Available data:

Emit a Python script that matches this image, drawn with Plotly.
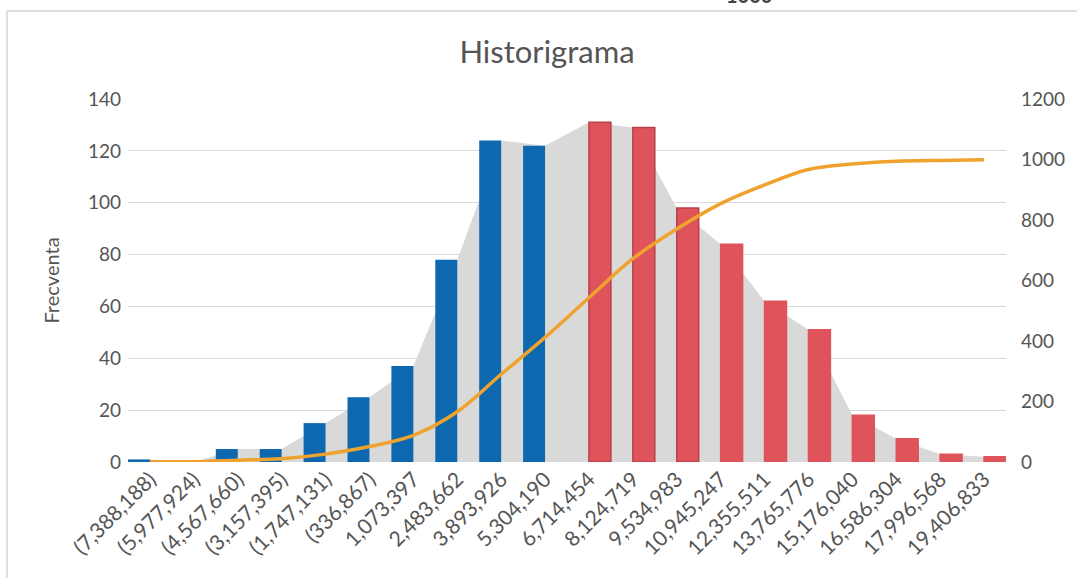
import numpy as np
import plotly.graph_objects as go

# Histogram bins (upper limits) and frequencies
etiquetas = ["(7,388,188)", "(5,977,924)", "(4,567,660)", "(3,157,395)", "(1,747,131)",
             "(336,867)", "1,073,397", "2,483,662", "3,893,926", "5,304,190",
             "6,714,454", "8,124,719", "9,534,983", "10,945,247", "12,355,511",
             "13,765,776", "15,176,040", "16,586,304", "17,996,568", "19,406,833"]
frec_azul = [1, 0, 5, 5, 15, 25, 37, 78, 124, 122]
frec_roja = [131, 129, 98, 84, 62, 51, 18, 9, 3, 2]

n_azul = len(frec_azul)
x_azul = list(range(n_azul))
x_roja = list(range(n_azul, n_azul + len(frec_roja)))
x_todo = list(range(len(etiquetas)))
frec_total = frec_azul + frec_roja
acumulada = np.cumsum(frec_total)

TXT = "#555555"
FONT = "Lato"

fig = go.Figure()

# light grey frequency silhouette behind the columns
fig.add_trace(go.Scatter(
    x=x_todo, y=frec_total, mode="lines", fill="tozeroy",
    line=dict(width=0, color="#D9D9D9"), fillcolor="#D9D9D9",
    yaxis="y", hoverinfo="skip", showlegend=False))

# two column series side by side within each bin (left slot / right slot)
fig.add_trace(go.Bar(
    x=x_azul, y=frec_azul, width=0.5, offset=-0.5,
    marker=dict(color="#0D68B0", line=dict(width=0)),
    yaxis="y2", showlegend=False))

bordes_rojos = ["#B8404A"] * 3 + ["#DF535B"] * (len(frec_roja) - 3)
fig.add_trace(go.Bar(
    x=x_roja, y=frec_roja, width=0.5, offset=0,
    marker=dict(color="#DF535B", line=dict(width=1.5, color=bordes_rojos)),
    yaxis="y2", showlegend=False))

fig.add_trace(go.Scatter(
    x=x_todo, y=acumulada, mode="lines",
    line=dict(color="#EFA22E", width=3.5, shape="spline"),
    yaxis="y3", showlegend=False))

# pixel helpers for frame lines
W, H = 1077, 578
L, R, T, B = 128, 71, 99, 116
pw, ph = W - L - R, H - T - B
def px_x(p):
    return (p - L) / pw
def px_y(p):
    return (H - B - p) / ph

fig.update_layout(
    width=W, height=H,
    margin=dict(l=L, r=R, t=T, b=B),
    paper_bgcolor="white", plot_bgcolor="white",
    barmode="overlay",
    font=dict(family=FONT, color=TXT, size=19),
    title=dict(text="Historigrama", x=547 / W, xanchor="center",
               y=1 - 52 / H, yanchor="middle",
               font=dict(family=FONT, size=31, color=TXT)),
    xaxis=dict(range=[-0.5, len(etiquetas) - 0.5], tickmode="array",
               tickvals=x_todo, ticktext=etiquetas, tickangle=-45,
               showgrid=False, zeroline=False, showline=False, ticks="",
               tickfont=dict(family=FONT, size=21, color=TXT)),
    yaxis=dict(range=[0, 140], dtick=20, showgrid=True, gridcolor="#D9D9D9",
               gridwidth=1, zeroline=False, showline=False, ticks="",
               ticklabelstandoff=6,
               tickfont=dict(family=FONT, size=19, color=TXT),
               title=dict(text="Frecventa", standoff=22,
                          font=dict(family=FONT, size=20, color=TXT))),
    yaxis2=dict(range=[0, 140], overlaying="y", visible=False),
    yaxis3=dict(range=[0, 1200], dtick=200, overlaying="y", side="right",
                showgrid=False, zeroline=False, showline=False, ticks="",
                ticklabelstandoff=14,
                tickfont=dict(family=FONT, size=19, color=TXT)),
    shapes=[
        dict(type="line", xref="paper", yref="paper",
             x0=px_x(7), x1=px_x(W + 5), y0=px_y(11), y1=px_y(11),
             line=dict(color="#D4D4D4", width=1.5)),
        dict(type="line", xref="paper", yref="paper",
             x0=px_x(7), x1=px_x(7), y0=px_y(11), y1=px_y(H + 5),
             line=dict(color="#D4D4D4", width=1.5)),
    ],
    annotations=[
        dict(text="<b>1000</b>", xref="paper", yref="paper",
             x=px_x(749), y=px_y(9), xanchor="center", yanchor="bottom",
             showarrow=False, font=dict(family=FONT, size=20, color="#444444")),
    ],
)

fig.write_html("out.html")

Task requirements:
Go through the listing above and write it all out exactly, leaving out any picture.

Solution to this task:
Emit a Python script that matches this image, drawn with Plotly.
import numpy as np
import plotly.graph_objects as go

# Histogram bins (upper limits) and frequencies
etiquetas = ["(7,388,188)", "(5,977,924)", "(4,567,660)", "(3,157,395)", "(1,747,131)",
             "(336,867)", "1,073,397", "2,483,662", "3,893,926", "5,304,190",
             "6,714,454", "8,124,719", "9,534,983", "10,945,247", "12,355,511",
             "13,765,776", "15,176,040", "16,586,304", "17,996,568", "19,406,833"]
frec_azul = [1, 0, 5, 5, 15, 25, 37, 78, 124, 122]
frec_roja = [131, 129, 98, 84, 62, 51, 18, 9, 3, 2]

n_azul = len(frec_azul)
x_azul = list(range(n_azul))
x_roja = list(range(n_azul, n_azul + len(frec_roja)))
x_todo = list(range(len(etiquetas)))
frec_total = frec_azul + frec_roja
acumulada = np.cumsum(frec_total)

TXT = "#555555"
FONT = "Lato"

fig = go.Figure()

# light grey frequency silhouette behind the columns
fig.add_trace(go.Scatter(
    x=x_todo, y=frec_total, mode="lines", fill="tozeroy",
    line=dict(width=0, color="#D9D9D9"), fillcolor="#D9D9D9",
    yaxis="y", hoverinfo="skip", showlegend=False))

# two column series side by side within each bin (left slot / right slot)
fig.add_trace(go.Bar(
    x=x_azul, y=frec_azul, width=0.5, offset=-0.5,
    marker=dict(color="#0D68B0", line=dict(width=0)),
    yaxis="y2", showlegend=False))

bordes_rojos = ["#B8404A"] * 3 + ["#DF535B"] * (len(frec_roja) - 3)
fig.add_trace(go.Bar(
    x=x_roja, y=frec_roja, width=0.5, offset=0,
    marker=dict(color="#DF535B", line=dict(width=1.5, color=bordes_rojos)),
    yaxis="y2", showlegend=False))

fig.add_trace(go.Scatter(
    x=x_todo, y=acumulada, mode="lines",
    line=dict(color="#EFA22E", width=3.5, shape="spline"),
    yaxis="y3", showlegend=False))

# pixel helpers for frame lines
W, H = 1077, 578
L, R, T, B = 128, 71, 99, 116
pw, ph = W - L - R, H - T - B
def px_x(p):
    return (p - L) / pw
def px_y(p):
    return (H - B - p) / ph

fig.update_layout(
    width=W, height=H,
    margin=dict(l=L, r=R, t=T, b=B),
    paper_bgcolor="white", plot_bgcolor="white",
    barmode="overlay",
    font=dict(family=FONT, color=TXT, size=19),
    title=dict(text="Historigrama", x=547 / W, xanchor="center",
               y=1 - 52 / H, yanchor="middle",
               font=dict(family=FONT, size=31, color=TXT)),
    xaxis=dict(range=[-0.5, len(etiquetas) - 0.5], tickmode="array",
               tickvals=x_todo, ticktext=etiquetas, tickangle=-45,
               showgrid=False, zeroline=False, showline=False, ticks="",
               tickfont=dict(family=FONT, size=21, color=TXT)),
    yaxis=dict(range=[0, 140], dtick=20, showgrid=True, gridcolor="#D9D9D9",
               gridwidth=1, zeroline=False, showline=False, ticks="",
               ticklabelstandoff=6,
               tickfont=dict(family=FONT, size=19, color=TXT),
               title=dict(text="Frecventa", standoff=22,
                          font=dict(family=FONT, size=20, color=TXT))),
    yaxis2=dict(range=[0, 140], overlaying="y", visible=False),
    yaxis3=dict(range=[0, 1200], dtick=200, overlaying="y", side="right",
                showgrid=False, zeroline=False, showline=False, ticks="",
                ticklabelstandoff=14,
                tickfont=dict(family=FONT, size=19, color=TXT)),
    shapes=[
        dict(type="line", xref="paper", yref="paper",
             x0=px_x(7), x1=px_x(W + 5), y0=px_y(11), y1=px_y(11),
             line=dict(color="#D4D4D4", width=1.5)),
        dict(type="line", xref="paper", yref="paper",
             x0=px_x(7), x1=px_x(7), y0=px_y(11), y1=px_y(H + 5),
             line=dict(color="#D4D4D4", width=1.5)),
    ],
    annotations=[
        dict(text="<b>1000</b>", xref="paper", yref="paper",
             x=px_x(749), y=px_y(9), xanchor="center", yanchor="bottom",
             showarrow=False, font=dict(family=FONT, size=20, color="#444444")),
    ],
)

fig.write_html("out.html")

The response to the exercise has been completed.